Begitu pula halnya dengan mencari beasiswa, tidak bisa disamakan jalan seseorang dengan orang lainnya karena situasi mereka pun belum tentu sama. Apabila beberapa sponsor mempunyai persyaratan yang berbeda, begitu pula halnya dengan kemampuan kita sendiri di dalam memenuhi persyaratan-persyaratan itu. Situasi menjadi sulit ketika kita tidak mampu mencocokkan antara keinginan dengan kenyataan hidup.

Baiklah sekarang saya membandingkan antara beasiswa yang mempersyaratkan psikotes (SPIRIT) dengan yang tidak mempersyaratkan psikotes (ADS). Kebetulan pernah merasakan kedua prosesnya. Seorang teman pernah bercerita bahwa ia tidak ingin mendaftarkan diri ke SPIRIT dan lebih suka mendaftarkan diri ke ADS. Setelah saya tanyakan mengapa, ia lalu berkata bahwa dirinya tidak pernah lulus psikotes. Tapi bukankah interview di ADS juga sulit?

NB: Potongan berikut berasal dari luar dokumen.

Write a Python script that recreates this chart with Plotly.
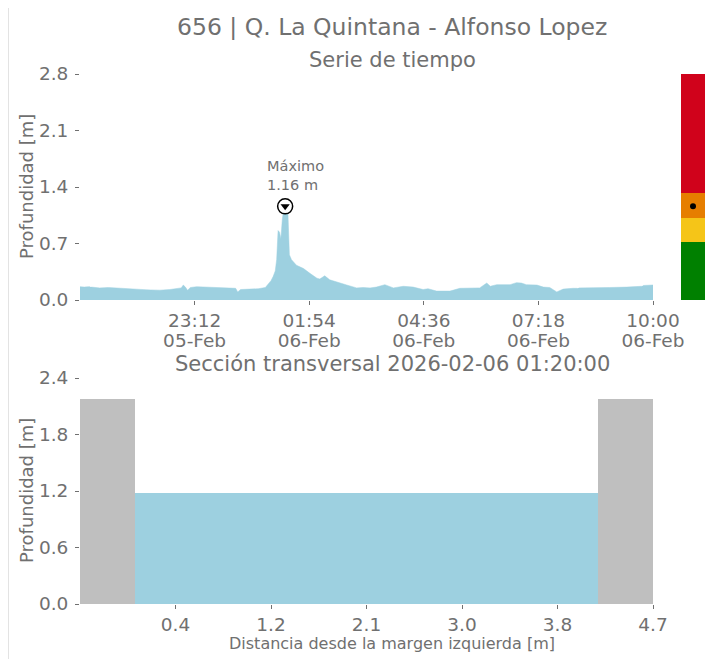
import plotly.graph_objects as go

# ---------------- data ----------------
TITLE = "656 | Q. La Quintana - Alfonso Lopez"
SUB_TS = "Serie de tiempo"
SUB_SEC = "Sección transversal 2026-02-06 01:20:00"
Y_LABEL = "Profundidad [m]"
X_LABEL_SEC = "Distancia desde la margen izquierda [m]"

times = [
    "2026-02-05 20:30", "2026-02-05 20:36", "2026-02-05 20:42", "2026-02-05 20:44",
    "2026-02-05 20:45", "2026-02-05 20:46", "2026-02-05 20:58", "2026-02-05 21:10",
    "2026-02-05 21:20", "2026-02-05 21:30", "2026-02-05 21:40", "2026-02-05 21:52",
    "2026-02-05 22:02", "2026-02-05 22:10", "2026-02-05 22:23", "2026-02-05 22:37",
    "2026-02-05 22:48", "2026-02-05 22:53", "2026-02-05 22:56", "2026-02-05 22:59",
    "2026-02-05 23:02", "2026-02-05 23:06", "2026-02-05 23:15", "2026-02-05 23:26",
    "2026-02-05 23:41", "2026-02-05 23:55", "2026-02-06 00:05", "2026-02-06 00:10",
    "2026-02-06 00:13", "2026-02-06 00:17", "2026-02-06 00:30", "2026-02-06 00:42",
    "2026-02-06 00:52", "2026-02-06 00:56", "2026-02-06 01:00", "2026-02-06 01:03",
    "2026-02-06 01:06", "2026-02-06 01:08", "2026-02-06 01:10", "2026-02-06 01:12",
    "2026-02-06 01:14", "2026-02-06 01:16", "2026-02-06 01:18", "2026-02-06 01:20",
    "2026-02-06 01:22", "2026-02-06 01:24", "2026-02-06 01:26", "2026-02-06 01:29",
    "2026-02-06 01:36", "2026-02-06 01:46", "2026-02-06 01:55", "2026-02-06 02:05",
    "2026-02-06 02:09", "2026-02-06 02:16", "2026-02-06 02:23", "2026-02-06 02:33",
    "2026-02-06 02:47", "2026-02-06 03:01", "2026-02-06 03:10", "2026-02-06 03:20",
    "2026-02-06 03:29", "2026-02-06 03:41", "2026-02-06 03:53", "2026-02-06 04:07",
    "2026-02-06 04:21", "2026-02-06 04:35", "2026-02-06 04:42", "2026-02-06 04:54",
    "2026-02-06 05:13", "2026-02-06 05:27", "2026-02-06 05:41", "2026-02-06 05:55",
    "2026-02-06 06:05", "2026-02-06 06:10", "2026-02-06 06:19", "2026-02-06 06:38",
    "2026-02-06 06:47", "2026-02-06 06:54", "2026-02-06 07:01", "2026-02-06 07:16",
    "2026-02-06 07:25", "2026-02-06 07:34", "2026-02-06 07:44", "2026-02-06 07:53",
    "2026-02-06 08:07", "2026-02-06 08:13", "2026-02-06 08:14", "2026-02-06 08:15",
    "2026-02-06 08:36", "2026-02-06 08:59", "2026-02-06 09:23", "2026-02-06 09:42",
    "2026-02-06 09:44", "2026-02-06 09:45", "2026-02-06 09:46", "2026-02-06 10:00",
]
depth = [
    0.165, 0.160, 0.165, 0.165,
    None, 0.160, 0.150, 0.155,
    0.148, 0.145, 0.140, 0.130,
    0.128, 0.125, 0.122, 0.130,
    0.140, 0.150, 0.185, 0.160,
    0.120, 0.155, 0.165, 0.160,
    0.160, 0.155, 0.150, 0.145,
    0.100, 0.130, 0.135, 0.140,
    0.155, 0.200, 0.240, 0.290,
    0.360, 0.500, 0.860, 0.840,
    0.760, 1.000, 1.120, 1.160,
    1.120, 1.060, 0.560, 0.500,
    0.430, 0.390, 0.330, 0.270,
    0.260, 0.300, 0.250, 0.220,
    0.186, 0.150, 0.155, 0.150,
    0.160, 0.190, 0.150, 0.170,
    0.160, 0.130, 0.140, 0.110,
    0.110, 0.145, 0.150, 0.150,
    0.210, 0.170, 0.190, 0.190,
    0.215, 0.210, 0.190, 0.185,
    0.160, 0.155, 0.100, 0.135,
    0.145, 0.145, None, 0.150,
    0.150, 0.155, 0.160, 0.170,
    0.170, None, 0.180, 0.186,
]

peak_time = "2026-02-06 01:20"
peak_value = 1.16

ts_range = ["2026-02-05 20:30", "2026-02-06 10:00"]
ts_xticks = ["2026-02-05 23:12", "2026-02-06 01:54", "2026-02-06 04:36",
             "2026-02-06 07:18", "2026-02-06 10:00"]
ts_xtick_hours = ["23:12", "01:54", "04:36", "07:18", "10:00"]
ts_xtick_days = ["05-Feb", "06-Feb", "06-Feb", "06-Feb", "06-Feb"]
ts_yticks = [0.0, 0.7, 1.4, 2.1, 2.8]

alert_levels = [0.0, 0.72, 1.02, 1.33, 2.8]
alert_colors = ["#008000", "#f5c518", "#e67e00", "#d0021b"]

sec_left = [-0.5, 0.0, 4.2]
sec_right = [0.0, 4.2, 4.7]
sec_height = [2.18, 1.18, 2.18]
sec_colors = ["#bfbfbf", "#9dd0e0", "#bfbfbf"]
sec_xticks = [0.3667, 1.2333, 2.1, 2.9667, 3.8333, 4.7]
sec_xticklabels = ["0.4", "1.2", "2.1", "3.0", "3.8", "4.7"]
sec_yticks = [0.0, 0.6, 1.2, 1.8, 2.4]

# ---------------- figure ----------------
OFF = 8  # page body margin
W, H = 712, 651
TXT = "#707070"
FONT = "DejaVu Sans"
WATER = "#9dd0e0"


def px(x):
    return (x - OFF) / W


def py(y):
    return 1 - (y - OFF) / H


fig = go.Figure()

fig.add_trace(go.Scatter(
    x=times, y=depth, mode="lines", fill="tozeroy", connectgaps=False,
    line=dict(color=WATER, width=0.5), fillcolor=WATER,
    xaxis="x", yaxis="y", hoverinfo="skip", showlegend=False))

fig.add_trace(go.Scatter(
    x=[peak_time], y=[peak_value], mode="markers",
    marker=dict(symbol="circle", size=15, color="white",
                line=dict(color="black", width=1.5)),
    xaxis="x", yaxis="y", showlegend=False, hoverinfo="skip"))
fig.add_trace(go.Scatter(
    x=[peak_time], y=[peak_value], mode="markers",
    marker=dict(symbol="triangle-down", size=8, color="black"),
    xaxis="x", yaxis="y", showlegend=False, hoverinfo="skip"))

# invisible trace to activate the second (date) label axis
fig.add_trace(go.Scatter(
    x=[ts_range[0]], y=[None], mode="markers", xaxis="x4", yaxis="y",
    showlegend=False, hoverinfo="skip"))

# alert bar
fig.add_trace(go.Bar(
    x=[0] * 4,
    y=[alert_levels[i + 1] - alert_levels[i] for i in range(4)],
    base=alert_levels[:-1], width=1,
    marker=dict(color=alert_colors, line=dict(width=0)),
    xaxis="x3", yaxis="y3", showlegend=False, hoverinfo="skip"))
fig.add_trace(go.Scatter(
    x=[0], y=[peak_value], mode="markers",
    marker=dict(size=6, color="black"),
    xaxis="x3", yaxis="y3", showlegend=False, hoverinfo="skip"))

# cross section
fig.add_trace(go.Bar(
    x=[(l + r) / 2 for l, r in zip(sec_left, sec_right)],
    y=sec_height,
    width=[r - l for l, r in zip(sec_left, sec_right)],
    marker=dict(color=sec_colors, line=dict(width=0)),
    xaxis="x2", yaxis="y2", showlegend=False, hoverinfo="skip"))

TICK = 18.5
axis_common = dict(showgrid=False, zeroline=False, showline=False,
                   ticks="outside", ticklen=4, tickwidth=1, tickcolor=TXT,
                   tickfont=dict(family=FONT, size=TICK, color=TXT),
                   automargin=False, fixedrange=True)

fig.update_layout(
    width=W, height=H, template="none",
    margin=dict(l=0, r=0, t=0, b=0, pad=0),
    paper_bgcolor="white", plot_bgcolor="white",
    bargap=0,
    xaxis=dict(domain=[px(80), px(653)], anchor="y", type="date",
               range=ts_range, tickvals=ts_xticks, ticktext=ts_xtick_hours,
               **axis_common),
    xaxis4=dict(domain=[px(80), px(653)], anchor="y", type="date", overlaying="x",
                side="bottom", range=ts_range, tickvals=ts_xticks,
                ticktext=ts_xtick_days, ticks="", ticklabelstandoff=27,
                showgrid=False, zeroline=False, showline=False,
                tickfont=dict(family=FONT, size=TICK, color=TXT),
                automargin=False, fixedrange=True),
    yaxis=dict(domain=[py(300), py(74)], anchor="x", range=[0, 2.8],
               tickvals=ts_yticks, ticktext=[f"{v:.1f}" for v in ts_yticks],
               ticklabelstandoff=3, **axis_common),
    xaxis2=dict(domain=[px(80), px(653)], anchor="y2", range=[-0.5, 4.7],
                tickvals=sec_xticks, ticktext=sec_xticklabels, **axis_common),
    yaxis2=dict(domain=[py(604), py(378)], anchor="x2", range=[0, 2.4],
                tickvals=sec_yticks, ticktext=[f"{v:.1f}" for v in sec_yticks],
                ticklabelstandoff=3, **axis_common),
    xaxis3=dict(domain=[px(681), px(705)], anchor="y3", range=[-0.5, 0.5],
                visible=False, fixedrange=True),
    yaxis3=dict(domain=[py(300), py(74)], anchor="x3", range=[0, 2.8],
                visible=False, fixedrange=True),
)

ann = [
    dict(text=TITLE, x=px(392), y=py(27), size=23.5),
    dict(text=SUB_TS, x=px(392), y=py(60), size=21),
    dict(text=SUB_SEC, x=px(392), y=py(364), size=21),
    dict(text=X_LABEL_SEC, x=px(392), y=py(643.5), size=16),
]
for a in ann:
    fig.add_annotation(text=a["text"], x=a["x"], y=a["y"], xref="paper", yref="paper",
                       xanchor="center", yanchor="middle", showarrow=False,
                       font=dict(family=FONT, size=a["size"], color=TXT))
for yc in (187, 491):
    fig.add_annotation(text=Y_LABEL, x=px(26), y=py(yc), xref="paper", yref="paper",
                       xanchor="center", yanchor="middle", textangle=-90,
                       showarrow=False, font=dict(family=FONT, size=18, color=TXT))

fig.add_annotation(text=f"Máximo<br>{peak_value:.2f} m", x=peak_time, y=peak_value,
                   xref="x", yref="y", xanchor="left", yanchor="bottom",
                   xshift=-20, yshift=11, align="left", showarrow=False,
                   font=dict(family=FONT, size=14.5, color=TXT))

fig.add_shape(type="rect", xref="paper", yref="paper",
              x0=px(8.5), x1=px(713.5), y0=-0.05, y1=py(7.5),
              line=dict(color="#e3e3e3", width=1), fillcolor="rgba(0,0,0,0)",
              layer="below")

fig.write_html("out.html")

Temanku menjawab bahwa karena interview di ADS banyak yang berkisar dengan pekerjaan dan ia cukup paham dengan apa yang dikerjakannya selama ini maka ia lebih percaya diri dengan interview ADS daripada psikotes SPIRIT.

OK, paragraf tersebut di atas melihat beasiswa dari sudut pandang sponsor atau lembaga penyedia beasiswa. Sekarang, marilah kita melihat beasiswa dari sudut  pandang pribadi masing-masing. Mengapa kita perlu mengambil beasiswa? Apa pentingnya beasiswa? Apakah semua orang perlu mencari beasiswa? Nah ini semua adalah pertanyaan-pertanyaan yang meskipun subjektif namun tidak kalah pentingnya untuk dipahami supaya tidak kecewa di kemudian hari.

Sebab bukan sekali atau dua kali saja saya mendengar problem yang dihadapi mahasiswa Indonesia yang mengadu nasib di luar negeri. Ada yang hilang di Amerika, ada yang menderita sakit mental di Jepang, ada yang bunuh diri di Jerman, yang tidak lulus kuliah juga tidak sedikit, apalagi kalau sponsornya pemerintah dalam negeri … bukan hanya sedih karena tidak membawa pulang ijazah namun juga sedih karena harus mencicil hutang beasiswa melalui potongan gaji.

Dengan serangkaian potensi permasalahan ini, sayangnya ketakutan yang paling sering saya dengar adalah soal uang. Dan ini membuat saya merasa gatal. Tanpa menafikan pentingnya uang, saya ingin mengajak pembaca untuk melihat potensi dan masalah yang lebih luas dari sekadar uang. Sebagai contoh, sudah menjadi rahasia umum bahwa tunjangan hidup dari LPDP termasuk tinggi bahkan apabila dibandingkan dengan yang diberikan oleh sponsor internasional. Tapi seperti kata orang, “high return equals to high risk” maka ini berlaku juga buat mahasiswa LPDP. Teman saya bercerita bahwa LPDP mensyaratkan tidak ada mata kuliah yang gagal. Padahal kebijakan beberapa negara tempat kuliah penerima LPDP juga tidak seragam mengenai gagal atau tidaknya seorang mahasiswa di dalam mata kuliah tertentu. Sebagai contoh, ada negara yang memperbolehkan untuk mengulang mata kuliah, ada juga yang tidak. Selain itu, ada juga negara yang mengatur bahwa apabila seseorang gagal di mata kuliah tertentu maka ia tidak diizinkan untuk mengambil mata kuliah tersebut di seluruh universitas di negara itu untuk selamanya. Masalahnya, tidak semua orang bisa mengetahui hal-hal ini sebelum ia pergi ke negara yang dituju.